Online Program

Return to main conference page

All Times EDT

Thursday, June 4
Data Visualization
Education
Education and Data Visualization Posters
Thu, Jun 4, 10:00 AM - 1:00 PM
TBD
 

CatViz for Visual Exploration of High-Dimensional Categorical Data Sets (308408)

James T Klosowski, AT&T Labs Research 
Eleftherios Koutsofios, AT&T Labs Research 
*Raif Rustamov, AT&T Labs Research 
Gordon Woodhull, AT&T Labs Research 

Keywords: variable relationships, categorical data

In this e-poster we introduce and demo a tool called CatViz (CATegorical data VIZualization). Categorical datasets with a large number of columns show up in a lot of contexts and CatViz facilitates exploring relationships between variables in such datasets. A common approach for understanding these datasets is to compute various correlation/similarity metrics (e.g. mutual information, Jaccard similarity) between the columns, and analyze the resulting pair-wise similarity matrix. However, for datasets with many columns this soon becomes unwieldy, and a more interactive/visual approach is preferable.

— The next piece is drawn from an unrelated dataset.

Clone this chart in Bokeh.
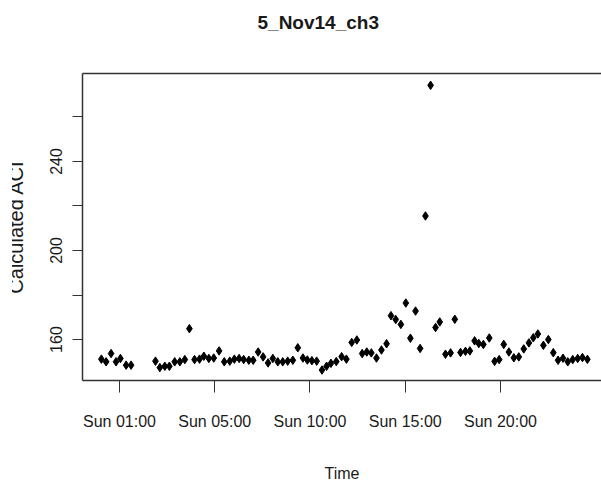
from bokeh.plotting import figure
from bokeh.models import FixedTicker, LinearAxis, Range1d
from bokeh.embed import file_html
from bokeh.resources import INLINE

# Sampling times in hours since Sunday 00:00 and the computed ACI at each time
hours = [
    -0.95, -0.70, -0.44, -0.18, 0.05, 0.35, 0.61,
    1.89, 2.12, 2.38, 2.62, 2.90, 3.17, 3.43, 3.67, 3.94,
    4.20, 4.43, 4.69, 4.95, 5.23, 5.50, 5.79, 6.03, 6.28, 6.52, 6.79,
    7.02, 7.28, 7.54, 7.80, 8.05, 8.31, 8.57, 8.83, 9.10, 9.36, 9.63, 9.86,
    10.10, 10.35, 10.63, 10.87, 11.10, 11.38, 11.66, 11.91, 12.19, 12.46,
    12.74, 12.98, 13.22, 13.49, 13.75, 14.02, 14.25, 14.50, 14.77, 15.03,
    15.27, 15.54, 15.78, 16.06, 16.33, 16.59, 16.81, 17.11, 17.38, 17.60,
    17.90, 18.16, 18.39, 18.64, 18.86, 19.10, 19.41, 19.69, 19.93, 20.17,
    20.44, 20.70, 20.96, 21.22, 21.49, 21.72, 21.96, 22.25, 22.51, 22.77,
    23.02, 23.28, 23.53, 23.79, 24.05, 24.30, 24.56,
]
aci = [
    151.2, 150.0, 153.7, 150.0, 151.5, 148.5, 148.5,
    150.3, 147.4, 148.0, 148.0, 150.0, 150.0, 151.0, 164.9, 151.0,
    151.2, 152.5, 151.5, 151.7, 154.9, 150.0, 150.3, 151.2, 151.5, 151.0, 150.7,
    150.7, 154.4, 152.2, 149.5, 151.5, 150.0, 150.0, 150.3, 150.7, 156.3, 151.7, 150.8,
    150.5, 150.3, 146.3, 148.0, 149.3, 150.1, 152.3, 151.2, 158.7, 159.8,
    153.7, 154.4, 154.0, 151.7, 155.3, 158.1, 170.7, 169.0, 166.8, 176.4,
    160.6, 172.8, 156.0, 215.5, 274.2, 165.4, 167.9, 153.4, 154.0, 169.1,
    154.2, 154.7, 154.9, 159.4, 158.2, 157.8, 160.7, 150.2, 151.0, 157.8,
    154.4, 151.8, 152.2, 155.8, 158.5, 160.8, 162.5, 157.4, 160.0, 154.1,
    150.7, 151.6, 150.0, 151.0, 151.5, 151.9, 151.1,
]

x_ticks = [0, 5, 10, 15, 20]
x_tick_labels = ["Sun 01:00", "Sun 05:00", "Sun 10:00", "Sun 15:00", "Sun 20:00"]
y_ticks = [160, 180, 200, 220, 240, 260]
y_tick_labels = ["160", "", "200", "", "240", ""]

FONT = "Liberation Sans"
INK = "#1a1a1a"
AXIS = "#333333"

X0, X1 = -1.94, 25.3
Y0, Y1 = 141.6, 279.5

p = figure(
    width=601, height=484,
    x_range=Range1d(X0, X1), y_range=Range1d(Y0, Y1),
    output_backend="svg", toolbar_location=None,
    min_border_left=82, min_border_right=0,
    min_border_top=73, min_border_bottom=104,
    x_axis_label="Time", y_axis_label="Calculated ACI",
)
# the page shows the plot with its left strip trimmed off
p.styles = {"clip-path": "inset(0px 0px 0px 12px)"}
p.outline_line_color = None
p.xgrid.visible = False
p.ygrid.visible = False
p.background_fill_color = "white"
p.border_fill_color = "white"

# bottom x axis: labelled hours
xa = p.below[0]
xa.ticker = FixedTicker(ticks=x_ticks)
xa.major_label_overrides = dict(zip(x_ticks, x_tick_labels))
xa.minor_tick_line_color = None
xa.major_tick_out = 12
xa.major_tick_in = 0
xa.major_label_standoff = 20
xa.major_label_text_font = FONT
xa.major_label_text_font_size = "16px"
xa.major_label_text_color = INK
xa.axis_label_text_font = FONT
xa.axis_label_text_font_size = "16px"
xa.axis_label_text_font_style = "normal"
xa.axis_label_text_color = INK
xa.axis_label_standoff = 32
xa.axis_line_color = AXIS
xa.axis_line_width = 1.5
xa.major_tick_line_color = AXIS

# y axis: ACI
ya = p.left[0]
ya.ticker = FixedTicker(ticks=y_ticks)
ya.major_label_overrides = dict(zip(y_ticks, y_tick_labels))
ya.major_label_orientation = "vertical"
ya.minor_tick_line_color = None
ya.major_tick_out = 10
ya.major_tick_in = 0
ya.major_label_standoff = 10
ya.major_label_text_font = FONT
ya.major_label_text_font_size = "16px"
ya.major_label_text_color = INK
ya.axis_label_text_font = FONT
ya.axis_label_text_font_size = "20px"
ya.axis_label_text_font_style = "normal"
ya.axis_label_text_color = INK
ya.axis_label_standoff = 21
ya.axis_line_color = AXIS
ya.axis_line_width = 1.5
ya.major_tick_line_color = AXIS

# top edge of the plotting box; its invisible ticks reserve the gap below the title
top = LinearAxis(
    ticker=FixedTicker(ticks=x_ticks),
    major_label_overrides={t: "" for t in x_ticks},
    major_tick_out=41, major_tick_in=0, major_label_standoff=0,
    major_tick_line_color=None, minor_tick_line_color=None,
    major_label_text_font_size="0px",
    axis_line_color=AXIS, axis_line_width=1.5,
)
p.add_layout(top, "above")

p.title.text = "5_Nov14_ch3"
p.title.text_font = FONT
p.title.text_font_size = "19px"
p.title.text_font_style = "bold"
p.title.text_color = INK
p.title.align = "left"
p.title.vertical_align = "bottom"
p.title.offset = 175
p.title.standoff = 0

p.scatter(hours, aci, marker="diamond", size=8.5, color="black")

open("out.html", "w").write(file_html(p, INLINE))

CatViz loads one or more graphs derived from the pair-wise variable similarity matrix, plus the original data and allows the user to explore them in a variety of ways. The primary visual display of CatViz is a graph showing relationships between data columns (i.e. variables). Each node in this graph corresponds to a data column; each edge is weighted by the corresponding entry in the similarity matrix; unless there are any constraints (e.g. causality), this graph is fully connected. Catviz makes it easy to filter edges based on the weight, and to visually distinguish between strong and weak relationships. The nodes of the graph can be clustered on the fly, giving a grouping of related columns together. Any node in this graph can be selected to display more detail about the node and its neighbors. In addition, any node can be selected to display a histogram of the values taken by the corresponding data column. When multiple nodes/columns are selected, their histograms are linked to provide in-depth probing of their relationships. CatViz also allows exploring higher order relationships of variables by providing a display of decision trees that predict a selected variable from all other variables. During the demo we will showcase applications of CatViz to a number of real-world datasets.